═════ INFORMATION SUPPLIED ═════

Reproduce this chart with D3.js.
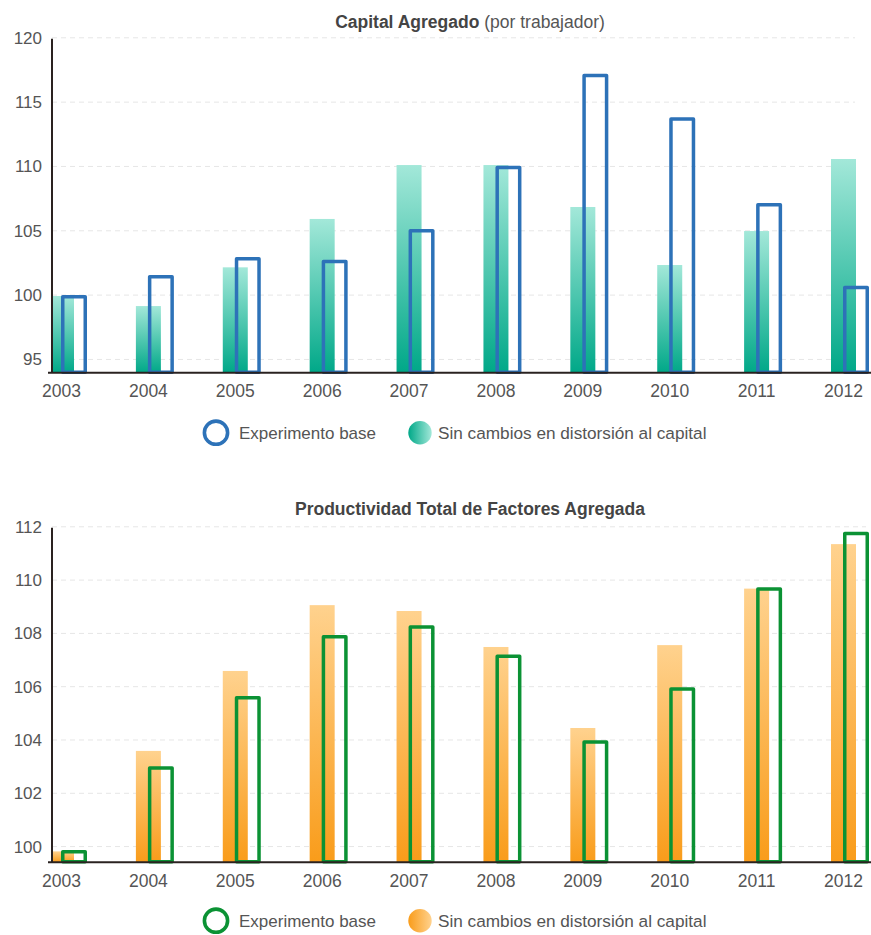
<!DOCTYPE html>
<html lang="es">
<head>
<meta charset="utf-8">
<script src="https://cdn.jsdelivr.net/npm/d3@7/dist/d3.min.js"></script>
<style>
  html, body { margin: 0; padding: 0; background: #fff; }
  svg { display: block; font-family: "Liberation Sans", Arial, Helvetica, sans-serif; }
</style>
</head>
<body>
<svg id="chart" width="871" height="935"></svg>
<script>
// Años
const years = ["2003", "2004", "2005", "2006", "2007", "2008", "2009", "2010", "2011", "2012"];

// Capital agregado por trabajador (índice)
const capitalBase       = [100.0, 101.56, 102.96, 102.75, 105.14, 110.06, 117.21, 113.82, 107.16, 100.73];
const capitalSinCambios = [99.93, 99.15, 102.16, 105.92, 110.11, 110.11, 106.85, 102.34, 104.98, 110.58];
const capitalTicks      = [95, 100, 105, 110, 115, 120];

// Productividad total de factores agregada (índice)
const ptfBase       = [99.87, 103.01, 105.65, 107.94, 108.31, 107.21, 103.99, 105.98, 109.73, 111.81];
const ptfSinCambios = [99.82, 103.59, 106.59, 109.06, 108.84, 107.49, 104.45, 107.56, 109.68, 111.35];
const ptfTicks      = [100, 102, 104, 106, 108, 110, 112];

const legendBase = "Experimento base";
const legendSin  = "Sin cambios en distorsión al capital";

const svg = d3.select("#chart");
const defs = svg.append("defs");

function verticalGradient(id, top, bottom) {
  const g = defs.append("linearGradient").attr("id", id)
    .attr("x1", 0).attr("y1", 0).attr("x2", 0).attr("y2", 1);
  g.append("stop").attr("offset", "0%").attr("stop-color", top);
  g.append("stop").attr("offset", "100%").attr("stop-color", bottom);
}
function horizontalGradient(id, left, right) {
  const g = defs.append("linearGradient").attr("id", id)
    .attr("x1", 0).attr("y1", 0).attr("x2", 1).attr("y2", 0);
  g.append("stop").attr("offset", "0%").attr("stop-color", left);
  g.append("stop").attr("offset", "100%").attr("stop-color", right);
}
verticalGradient("tealBar", "#a3e8d9", "#00a888");
horizontalGradient("tealDot", "#00a888", "#a3e8d9");
verticalGradient("orangeBar", "#ffd28e", "#f99c1a");
horizontalGradient("orangeDot", "#f99c1a", "#ffd28e");

const x = d3.scalePoint().domain(years).range([61, 843]);
const axisX = 52;

function drawChart(cfg) {
  const g = svg.append("g");
  const y = d3.scaleLinear().domain(cfg.domain).range([cfg.bottom, cfg.top]);

  // título
  const title = g.append("text")
    .attr("x", 470).attr("y", cfg.titleY)
    .attr("text-anchor", "middle")
    .attr("font-size", 17.5).attr("fill", "#444");
  title.append("tspan").attr("font-weight", "bold").text(cfg.title);
  if (cfg.subtitle) {
    title.append("tspan").attr("font-weight", "normal").attr("fill", "#555").text(" " + cfg.subtitle);
  }

  // líneas de cuadrícula
  g.append("g").selectAll("line").data(cfg.ticks).join("line")
    .attr("x1", axisX).attr("x2", cfg.gridRight)
    .attr("y1", d => y(d)).attr("y2", d => y(d))
    .attr("stroke", "#e6e6e6").attr("stroke-width", 1)
    .attr("stroke-dasharray", "5,4");

  // eje Y (etiquetas)
  const yAxis = g.append("g")
    .attr("transform", `translate(${axisX},0)`)
    .call(d3.axisLeft(y).tickValues(cfg.ticks).tickSize(0).tickPadding(10).tickFormat(d3.format("d")));
  yAxis.select(".domain").remove();
  yAxis.selectAll("text").attr("font-size", 17).attr("fill", "#555")
    .attr("font-family", "Liberation Sans, Arial, sans-serif");

  const clipId = "clip-" + cfg.id;
  defs.append("clipPath").attr("id", clipId)
    .append("rect").attr("x", axisX + 1).attr("y", 0).attr("width", 871).attr("height", cfg.bottom);

  // barras sólidas con degradado
  g.append("g").attr("clip-path", `url(#${clipId})`)
    .selectAll("rect").data(cfg.filled).join("rect")
    .attr("x", (d, i) => x(years[i]) - 12)
    .attr("width", 25)
    .attr("y", d => y(d))
    .attr("height", d => cfg.bottom - y(d))
    .attr("fill", `url(#${cfg.barGradient})`);

  // barras de contorno
  const sw = 3.5;
  g.append("g").selectAll("rect").data(cfg.outline).join("rect")
    .attr("x", (d, i) => x(years[i]) + sw / 2)
    .attr("width", 26 - sw)
    .attr("y", d => y(d) + sw / 2)
    .attr("height", d => cfg.bottom - y(d) - sw / 2 - 0.5)
    .attr("fill", "none")
    .attr("stroke", cfg.outlineColor).attr("stroke-width", sw)
    .attr("stroke-linejoin", "round");

  // ejes
  g.append("line")
    .attr("x1", axisX).attr("x2", axisX)
    .attr("y1", cfg.top + 1).attr("y2", cfg.bottom)
    .attr("stroke", "#2a2220").attr("stroke-width", 2);
  g.append("line")
    .attr("x1", axisX - 4).attr("x2", 871)
    .attr("y1", cfg.bottom).attr("y2", cfg.bottom)
    .attr("stroke", "#2a2220").attr("stroke-width", 2);

  // eje X (años)
  const xAxis = g.append("g")
    .attr("transform", `translate(0,${cfg.bottom})`)
    .call(d3.axisBottom(x).tickSize(0).tickPadding(12));
  xAxis.select(".domain").remove();
  xAxis.selectAll("text").attr("font-size", 17.5).attr("fill", "#555")
    .attr("font-family", "Liberation Sans, Arial, sans-serif");

  // leyenda
  const lg = g.append("g").attr("transform", `translate(0,${cfg.legendY})`);
  lg.append("circle").attr("cx", 216).attr("cy", 0).attr("r", 11.6)
    .attr("fill", "none").attr("stroke", cfg.outlineColor).attr("stroke-width", 3.6);
  lg.append("text").attr("x", 239).attr("y", 6).attr("font-size", 17).attr("fill", "#555").text(legendBase);
  lg.append("circle").attr("cx", 420).attr("cy", 0).attr("r", 11.7)
    .attr("fill", `url(#${cfg.dotGradient})`);
  lg.append("text").attr("x", 438).attr("y", 6).attr("font-size", 17.2).attr("fill", "#555").text(legendSin);
}

drawChart({
  id: "capital",
  title: "Capital Agregado",
  subtitle: "(por trabajador)",
  titleY: 28,
  domain: [93.97, 120],
  top: 37.8, bottom: 372.7,
  ticks: capitalTicks,
  gridRight: 855,
  filled: capitalSinCambios,
  outline: capitalBase,
  barGradient: "tealBar",
  dotGradient: "tealDot",
  outlineColor: "#2d72b8",
  legendY: 432.7
});

drawChart({
  id: "ptf",
  title: "Productividad Total de Factores Agregada",
  subtitle: null,
  titleY: 515,
  domain: [99.41, 112],
  top: 526.8, bottom: 862.3,
  ticks: ptfTicks,
  gridRight: 866,
  filled: ptfSinCambios,
  outline: ptfBase,
  barGradient: "orangeBar",
  dotGradient: "orangeDot",
  outlineColor: "#0b9234",
  legendY: 920.7
});
</script>
</body>
</html>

═════

▶ **GOAL**:
Take the listing above and restate it word for word, without its pictures.

▶ **RESPONSE**:
Reproduce this chart with D3.js.
<!DOCTYPE html>
<html lang="es">
<head>
<meta charset="utf-8">
<script src="https://cdn.jsdelivr.net/npm/d3@7/dist/d3.min.js"></script>
<style>
  html, body { margin: 0; padding: 0; background: #fff; }
  svg { display: block; font-family: "Liberation Sans", Arial, Helvetica, sans-serif; }
</style>
</head>
<body>
<svg id="chart" width="871" height="935"></svg>
<script>
// Años
const years = ["2003", "2004", "2005", "2006", "2007", "2008", "2009", "2010", "2011", "2012"];

// Capital agregado por trabajador (índice)
const capitalBase       = [100.0, 101.56, 102.96, 102.75, 105.14, 110.06, 117.21, 113.82, 107.16, 100.73];
const capitalSinCambios = [99.93, 99.15, 102.16, 105.92, 110.11, 110.11, 106.85, 102.34, 104.98, 110.58];
const capitalTicks      = [95, 100, 105, 110, 115, 120];

// Productividad total de factores agregada (índice)
const ptfBase       = [99.87, 103.01, 105.65, 107.94, 108.31, 107.21, 103.99, 105.98, 109.73, 111.81];
const ptfSinCambios = [99.82, 103.59, 106.59, 109.06, 108.84, 107.49, 104.45, 107.56, 109.68, 111.35];
const ptfTicks      = [100, 102, 104, 106, 108, 110, 112];

const legendBase = "Experimento base";
const legendSin  = "Sin cambios en distorsión al capital";

const svg = d3.select("#chart");
const defs = svg.append("defs");

function verticalGradient(id, top, bottom) {
  const g = defs.append("linearGradient").attr("id", id)
    .attr("x1", 0).attr("y1", 0).attr("x2", 0).attr("y2", 1);
  g.append("stop").attr("offset", "0%").attr("stop-color", top);
  g.append("stop").attr("offset", "100%").attr("stop-color", bottom);
}
function horizontalGradient(id, left, right) {
  const g = defs.append("linearGradient").attr("id", id)
    .attr("x1", 0).attr("y1", 0).attr("x2", 1).attr("y2", 0);
  g.append("stop").attr("offset", "0%").attr("stop-color", left);
  g.append("stop").attr("offset", "100%").attr("stop-color", right);
}
verticalGradient("tealBar", "#a3e8d9", "#00a888");
horizontalGradient("tealDot", "#00a888", "#a3e8d9");
verticalGradient("orangeBar", "#ffd28e", "#f99c1a");
horizontalGradient("orangeDot", "#f99c1a", "#ffd28e");

const x = d3.scalePoint().domain(years).range([61, 843]);
const axisX = 52;

function drawChart(cfg) {
  const g = svg.append("g");
  const y = d3.scaleLinear().domain(cfg.domain).range([cfg.bottom, cfg.top]);

  // título
  const title = g.append("text")
    .attr("x", 470).attr("y", cfg.titleY)
    .attr("text-anchor", "middle")
    .attr("font-size", 17.5).attr("fill", "#444");
  title.append("tspan").attr("font-weight", "bold").text(cfg.title);
  if (cfg.subtitle) {
    title.append("tspan").attr("font-weight", "normal").attr("fill", "#555").text(" " + cfg.subtitle);
  }

  // líneas de cuadrícula
  g.append("g").selectAll("line").data(cfg.ticks).join("line")
    .attr("x1", axisX).attr("x2", cfg.gridRight)
    .attr("y1", d => y(d)).attr("y2", d => y(d))
    .attr("stroke", "#e6e6e6").attr("stroke-width", 1)
    .attr("stroke-dasharray", "5,4");

  // eje Y (etiquetas)
  const yAxis = g.append("g")
    .attr("transform", `translate(${axisX},0)`)
    .call(d3.axisLeft(y).tickValues(cfg.ticks).tickSize(0).tickPadding(10).tickFormat(d3.format("d")));
  yAxis.select(".domain").remove();
  yAxis.selectAll("text").attr("font-size", 17).attr("fill", "#555")
    .attr("font-family", "Liberation Sans, Arial, sans-serif");

  const clipId = "clip-" + cfg.id;
  defs.append("clipPath").attr("id", clipId)
    .append("rect").attr("x", axisX + 1).attr("y", 0).attr("width", 871).attr("height", cfg.bottom);

  // barras sólidas con degradado
  g.append("g").attr("clip-path", `url(#${clipId})`)
    .selectAll("rect").data(cfg.filled).join("rect")
    .attr("x", (d, i) => x(years[i]) - 12)
    .attr("width", 25)
    .attr("y", d => y(d))
    .attr("height", d => cfg.bottom - y(d))
    .attr("fill", `url(#${cfg.barGradient})`);

  // barras de contorno
  const sw = 3.5;
  g.append("g").selectAll("rect").data(cfg.outline).join("rect")
    .attr("x", (d, i) => x(years[i]) + sw / 2)
    .attr("width", 26 - sw)
    .attr("y", d => y(d) + sw / 2)
    .attr("height", d => cfg.bottom - y(d) - sw / 2 - 0.5)
    .attr("fill", "none")
    .attr("stroke", cfg.outlineColor).attr("stroke-width", sw)
    .attr("stroke-linejoin", "round");

  // ejes
  g.append("line")
    .attr("x1", axisX).attr("x2", axisX)
    .attr("y1", cfg.top + 1).attr("y2", cfg.bottom)
    .attr("stroke", "#2a2220").attr("stroke-width", 2);
  g.append("line")
    .attr("x1", axisX - 4).attr("x2", 871)
    .attr("y1", cfg.bottom).attr("y2", cfg.bottom)
    .attr("stroke", "#2a2220").attr("stroke-width", 2);

  // eje X (años)
  const xAxis = g.append("g")
    .attr("transform", `translate(0,${cfg.bottom})`)
    .call(d3.axisBottom(x).tickSize(0).tickPadding(12));
  xAxis.select(".domain").remove();
  xAxis.selectAll("text").attr("font-size", 17.5).attr("fill", "#555")
    .attr("font-family", "Liberation Sans, Arial, sans-serif");

  // leyenda
  const lg = g.append("g").attr("transform", `translate(0,${cfg.legendY})`);
  lg.append("circle").attr("cx", 216).attr("cy", 0).attr("r", 11.6)
    .attr("fill", "none").attr("stroke", cfg.outlineColor).attr("stroke-width", 3.6);
  lg.append("text").attr("x", 239).attr("y", 6).attr("font-size", 17).attr("fill", "#555").text(legendBase);
  lg.append("circle").attr("cx", 420).attr("cy", 0).attr("r", 11.7)
    .attr("fill", `url(#${cfg.dotGradient})`);
  lg.append("text").attr("x", 438).attr("y", 6).attr("font-size", 17.2).attr("fill", "#555").text(legendSin);
}

drawChart({
  id: "capital",
  title: "Capital Agregado",
  subtitle: "(por trabajador)",
  titleY: 28,
  domain: [93.97, 120],
  top: 37.8, bottom: 372.7,
  ticks: capitalTicks,
  gridRight: 855,
  filled: capitalSinCambios,
  outline: capitalBase,
  barGradient: "tealBar",
  dotGradient: "tealDot",
  outlineColor: "#2d72b8",
  legendY: 432.7
});

drawChart({
  id: "ptf",
  title: "Productividad Total de Factores Agregada",
  subtitle: null,
  titleY: 515,
  domain: [99.41, 112],
  top: 526.8, bottom: 862.3,
  ticks: ptfTicks,
  gridRight: 866,
  filled: ptfSinCambios,
  outline: ptfBase,
  barGradient: "orangeBar",
  dotGradient: "orangeDot",
  outlineColor: "#0b9234",
  legendY: 920.7
});
</script>
</body>
</html>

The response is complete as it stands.